El cumplimiento del espíritu de esta ley dada por Jehová al pueblo, habría supuesto para Israel el vivir una realidad determinada por el futuro, porque hubiera puesto de manifiesto la visión escatológica del reinado de Dios sobre la historia. Habría sido un anticipo continuo del banquete celestial donde se da cabida a todas las naciones que vienen a adorar a Jehová.
Sin embargo, Israel pierde de vista la visión de la cercanía del reino porque Israel se ha olvidado del respeto que le debe a Jehová expresado en la cercanía del otro. La ruptura con Jehová no se produce por una actuación impura, por una falta de ética, sino que se produce por una falta de respeto hacia Jehová expresada en un desprecio hacia el débil, el pobre, la viuda, el huérfano, hacia el que no tiene nada ni a nadie. Esta va a ser la gran tragedia del pueblo, porque rechazando la cercanía del otro, rechaza la cercanía de Jehová.

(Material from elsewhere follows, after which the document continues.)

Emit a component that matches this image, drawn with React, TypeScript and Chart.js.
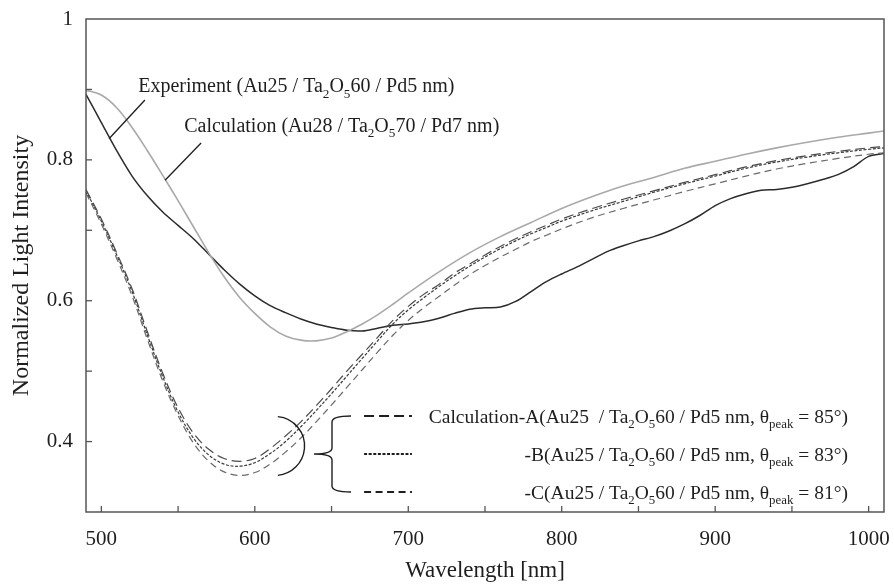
import { useEffect, useRef } from "react";
import { Chart, registerables } from "chart.js";

Chart.register(...registerables);

// ---- data -------------------------------------------------------------
const wavelengthExp = [
  490, 500, 510, 520, 530, 540, 550, 560, 570, 580, 590, 600, 610, 620, 630, 640, 650, 660, 670, 680,
  690, 700, 710, 720, 730, 740, 750, 760, 770, 780, 790, 800, 810, 820, 830, 840, 850, 860, 870, 880,
  890, 900, 910, 920, 930, 940, 950, 960, 970, 980, 990, 1000, 1010,
];
const experiment = [
  0.893, 0.853, 0.813, 0.777, 0.749, 0.726, 0.707, 0.688, 0.666, 0.644, 0.624, 0.607, 0.593, 0.583,
  0.574, 0.567, 0.562, 0.558, 0.557, 0.561, 0.565, 0.567, 0.57, 0.575, 0.582, 0.588, 0.59, 0.591,
  0.599, 0.613, 0.627, 0.638, 0.648, 0.659, 0.67, 0.678, 0.685, 0.691, 0.699, 0.709, 0.721, 0.735,
  0.745, 0.752, 0.757, 0.758, 0.761, 0.766, 0.772, 0.779, 0.79, 0.805, 0.809,
];

const wavelengthCalc = [
  490, 500, 510, 520, 530, 540, 550, 560, 570, 580, 590, 600, 610, 620, 630, 640, 650, 660, 670, 680,
  690, 700, 720, 740, 760, 780, 800, 820, 840, 860, 880, 900, 920, 940, 960, 980, 1000, 1010,
];
const calcAu28 = [
  0.899, 0.892, 0.874, 0.846, 0.813, 0.778, 0.742, 0.705, 0.668, 0.634, 0.605, 0.582, 0.563, 0.55,
  0.544, 0.543, 0.547, 0.556, 0.567, 0.58, 0.595, 0.611, 0.641, 0.668, 0.691, 0.711, 0.731, 0.748,
  0.763, 0.775, 0.788, 0.798, 0.808, 0.817, 0.825, 0.832, 0.838, 0.841,
];

const wavelengthABC = [
  490, 500, 510, 520, 530, 540, 550, 560, 570, 580, 590, 600, 610, 620, 630, 640, 650, 660, 670, 680,
  690, 700, 710, 720, 730, 740, 750, 760, 770, 780, 790, 800, 820, 840, 860, 880, 900, 920, 940, 960,
  980, 1000, 1010,
];
const calcA = [
  0.758, 0.716, 0.668, 0.617, 0.556, 0.497, 0.448, 0.412, 0.389, 0.376, 0.372, 0.376, 0.39, 0.408,
  0.428, 0.451, 0.475, 0.5, 0.524, 0.548, 0.572, 0.592, 0.609, 0.623, 0.639, 0.652, 0.665, 0.677,
  0.688, 0.698, 0.707, 0.716, 0.731, 0.744, 0.756, 0.768, 0.779, 0.79, 0.799, 0.806, 0.812, 0.817,
  0.819,
];
const calcB = [
  0.756, 0.713, 0.665, 0.613, 0.551, 0.492, 0.442, 0.405, 0.381, 0.368, 0.365, 0.37, 0.383, 0.4,
  0.421, 0.444, 0.468, 0.493, 0.518, 0.543, 0.567, 0.587, 0.604, 0.62, 0.635, 0.649, 0.662, 0.674,
  0.685, 0.695, 0.704, 0.713, 0.728, 0.741, 0.754, 0.766, 0.777, 0.788, 0.797, 0.804, 0.81, 0.815,
  0.817,
];
const calcC = [
  0.753, 0.709, 0.66, 0.607, 0.545, 0.486, 0.437, 0.398, 0.372, 0.357, 0.352, 0.356, 0.368, 0.385,
  0.405, 0.428, 0.452, 0.477, 0.502, 0.527, 0.551, 0.572, 0.59, 0.606, 0.622, 0.637, 0.65, 0.662,
  0.673, 0.684, 0.693, 0.702, 0.718, 0.731, 0.743, 0.755, 0.766, 0.777, 0.787, 0.795, 0.802, 0.808,
  0.81,
];

const xLabelTicks = [500, 600, 700, 800, 900, 1000];
const yLabelTicks = [0.4, 0.6, 0.8, 1];
const xTickMarks = [500, 550, 600, 650, 700, 750, 800, 850, 900, 950, 1000];
const yTickMarks = [0.4, 0.5, 0.6, 0.7, 0.8, 0.9];

const peakAngles = ["85", "83", "81"];
const legendPrefixes = ["Calculation-A(Au25  / Ta", "-B(Au25 / Ta", "-C(Au25 / Ta"];

// ---- styles -----------------------------------------------------------
const SERIF = '"Liberation Serif", "Times New Roman", Times, serif';
const INK = "#1e1e1e";
const FRAME = "#555555";
const DASH_A = [10, 5];
const DASH_B = [3, 1.6];
const DASH_C = [7, 4.5];

type Run = { t: string; sub?: boolean };

function setFont(ctx: CanvasRenderingContext2D, size: number) {
  ctx.font = `${size}px ${SERIF}`;
}

function runsWidth(ctx: CanvasRenderingContext2D, runs: Run[], size: number) {
  let w = 0;
  for (const r of runs) {
    setFont(ctx, r.sub ? size * 0.66 : size);
    w += ctx.measureText(r.t).width;
  }
  return w;
}

function drawRuns(
  ctx: CanvasRenderingContext2D,
  runs: Run[],
  x: number,
  baseline: number,
  size: number,
  align: "left" | "right"
) {
  let cx = align === "right" ? x - runsWidth(ctx, runs, size) : x;
  ctx.textAlign = "left";
  ctx.textBaseline = "alphabetic";
  for (const r of runs) {
    const s = r.sub ? size * 0.66 : size;
    setFont(ctx, s);
    ctx.fillText(r.t, cx, baseline + (r.sub ? size * 0.27 : 0));
    cx += ctx.measureText(r.t).width;
  }
}

function stackRuns(prefix: string, suffix: Run[]): Run[] {
  return [{ t: prefix }, { t: "2", sub: true }, { t: "O" }, { t: "5", sub: true }, ...suffix];
}

const overlay = {
  id: "overlay",
  afterDatasetsDraw(chart: any) {
    const { ctx, chartArea: a, scales } = chart;
    const X = (v: number) => scales.x.getPixelForValue(v);
    const Y = (v: number) => scales.y.getPixelForValue(v);
    const seg = (x1: number, y1: number, x2: number, y2: number) => {
      ctx.beginPath();
      ctx.moveTo(x1, y1);
      ctx.lineTo(x2, y2);
      ctx.stroke();
    };

    ctx.save();

    // frame and inward tick marks
    ctx.strokeStyle = FRAME;
    ctx.lineWidth = 1.5;
    ctx.setLineDash([]);
    ctx.strokeRect(a.left, a.top, a.right - a.left, a.bottom - a.top);
    ctx.lineWidth = 1.3;
    for (const w of xTickMarks) seg(X(w), a.bottom, X(w), a.bottom - 6);
    for (const v of yTickMarks) seg(a.left, Y(v), a.left + 6, Y(v));

    // curve labels with pointer lines
    ctx.fillStyle = INK;
    ctx.strokeStyle = INK;
    ctx.lineWidth = 1.3;
    drawRuns(
      ctx,
      stackRuns("Experiment (Au25 / Ta", [{ t: "60 / Pd5 nm)" }]),
      X(524),
      Y(0.896),
      20,
      "left"
    );
    seg(X(528.4), Y(0.885), X(505), Y(0.83));
    drawRuns(
      ctx,
      stackRuns("Calculation (Au28 / Ta", [{ t: "70 / Pd7 nm)" }]),
      X(554),
      Y(0.84),
      20,
      "left"
    );
    seg(X(565), Y(0.824), X(541.5), Y(0.771));

    // bracket grouping the three calculations
    ctx.lineWidth = 1.4;
    ctx.beginPath();
    ctx.arc(X(613.2), Y(0.3937), 29.5, -Math.PI * 0.47, Math.PI * 0.47);
    ctx.stroke();

    const rows = [0.4363, 0.3824, 0.3284];
    const bx = X(650.3);
    const tipX = X(638.6);
    const armX = X(662.7);
    const top = Y(rows[0]);
    const mid = Y(rows[1]);
    const bot = Y(rows[2]);
    const r = 6;
    ctx.beginPath();
    ctx.moveTo(armX, top);
    ctx.quadraticCurveTo(bx, top, bx, top + r);
    ctx.lineTo(bx, mid - r);
    ctx.quadraticCurveTo(bx, mid, tipX, mid);
    ctx.moveTo(tipX, mid);
    ctx.quadraticCurveTo(bx, mid, bx, mid + r);
    ctx.lineTo(bx, bot - r);
    ctx.quadraticCurveTo(bx, bot, armX, bot);
    ctx.stroke();

    // legend samples and descriptions
    const dashes = [DASH_A, DASH_B, DASH_C];
    rows.forEach((rv, i) => {
      const yy = Y(rv);
      ctx.setLineDash(dashes[i]);
      ctx.lineWidth = 2;
      ctx.strokeStyle = INK;
      seg(X(671.2), yy, X(702.4), yy);
      ctx.setLineDash([]);
      drawRuns(
        ctx,
        stackRuns(legendPrefixes[i], [
          { t: "60 / Pd5 nm, θ" },
          { t: "peak", sub: true },
          { t: ` = ${peakAngles[i]}°)` },
        ]),
        X(986.5),
        yy + 7,
        19.5,
        "right"
      );
    });

    ctx.restore();
  },
};

function series(xs: number[], ys: number[]) {
  return xs.map((x, i) => ({ x, y: ys[i] }));
}

function noEdgePadding(s: any) {
  s.paddingLeft = 0;
  s.paddingRight = 0;
  s.paddingTop = 0;
  s.paddingBottom = 0;
}

export default function App() {
  const ref = useRef<HTMLCanvasElement | null>(null);

  useEffect(() => {
    if (!ref.current) return;
    const tickFont = { family: SERIF, size: 21 };
    const chart = new Chart(ref.current, {
      type: "line",
      data: {
        datasets: [
          {
            label: "Calculation (Au28 / Ta2O570 / Pd7 nm)",
            data: series(wavelengthCalc, calcAu28),
            borderColor: "#a9a9a9",
            borderWidth: 1.6,
            tension: 0.35,
            pointRadius: 0,
          },
          {
            label: "Calculation-A",
            data: series(wavelengthABC, calcA),
            borderColor: "#4a4a4a",
            borderWidth: 1.2,
            borderDash: DASH_A,
            tension: 0.35,
            pointRadius: 0,
          },
          {
            label: "-B",
            data: series(wavelengthABC, calcB),
            borderColor: "#3a3a3a",
            borderWidth: 1.2,
            borderDash: DASH_B,
            tension: 0.35,
            pointRadius: 0,
          },
          {
            label: "-C",
            data: series(wavelengthABC, calcC),
            borderColor: "#6a6a6a",
            borderWidth: 1.2,
            borderDash: DASH_C,
            tension: 0.35,
            pointRadius: 0,
          },
          {
            label: "Experiment (Au25 / Ta2O560 / Pd5 nm)",
            data: series(wavelengthExp, experiment),
            borderColor: "#2b2b2b",
            borderWidth: 1.5,
            tension: 0.3,
            pointRadius: 0,
          },
        ],
      },
      options: {
        responsive: false,
        animation: false,
        events: [],
        layout: { padding: { left: 0, right: 10, top: 19, bottom: 0 } },
        plugins: { legend: { display: false }, tooltip: { enabled: false } },
        scales: {
          x: {
            type: "linear",
            min: 490,
            max: 1010,
            afterBuildTicks: (s: any) => {
              s.ticks = xLabelTicks.map((value) => ({ value }));
            },
            afterFit: (s: any) => {
              s.height = 76;
              noEdgePadding(s);
            },
            grid: { display: false, drawTicks: false },
            border: { display: false },
            ticks: {
              autoSkip: false,
              maxRotation: 0,
              padding: 15,
              color: INK,
              font: tickFont,
              callback: (v: any) => String(v),
            },
            title: {
              display: true,
              text: "Wavelength [nm]",
              color: INK,
              font: { family: SERIF, size: 23 },
              padding: { top: 0, bottom: 3 },
            },
          },
          y: {
            type: "linear",
            min: 0.3,
            max: 1,
            afterBuildTicks: (s: any) => {
              s.ticks = yLabelTicks.map((value) => ({ value }));
            },
            afterFit: (s: any) => {
              s.width = 86;
              noEdgePadding(s);
            },
            grid: { display: false, drawTicks: false },
            border: { display: false },
            ticks: {
              autoSkip: false,
              padding: 13,
              color: INK,
              font: tickFont,
              callback: (v: any) => (Number(v) === 1 ? "1" : Number(v).toFixed(1)),
            },
            title: {
              display: true,
              text: "Normalized Light Intensity",
              color: INK,
              font: { family: SERIF, size: 24 },
              padding: { top: 7, bottom: 0 },
            },
          },
        },
      },
      plugins: [overlay],
    });
    return () => chart.destroy();
  }, []);

  return (
    <div style={{ position: "absolute", left: 0, top: 0, width: 894, height: 588, background: "#fff" }}>
      <canvas ref={ref} width={894} height={588} style={{ display: "block" }} />
    </div>
  );
}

La ruptura de los súbditos con el rey, supone la mayor tragedia del reino, porque sin súbditos no hay expresión del amor de Dios. Por eso decíamos al principio que el reino de Dios en la historia del hombre es la manifestación de lo que es capaz de hacer el rey por sus súbditos. Así pues, la historia de la salvación se convierte así en paradigma de la voluntad del rey en implantar su reinado.
Con la llegada de Jesús se recupera el sentido y sentimiento del reino de Dios y de formar parte de su reinado, porque Jesús cumple con el espíritu de la ley respetando la dignidad de su Padre, expresada en el respeto a la dignidad del otro. Y al cumplir con la ley, Jesús se convierte en mi referente con su ejemplo.
Por eso Jesús puede iniciar su mensaje con la declaración de que “el reino de los cielos se ha acercado” porque Jehová el Rey se nos ha acercado en el Hijo, y de nuevo la confirmación vuelve a ser el centro de la misión de aquellos que se sienten súbditos del reino.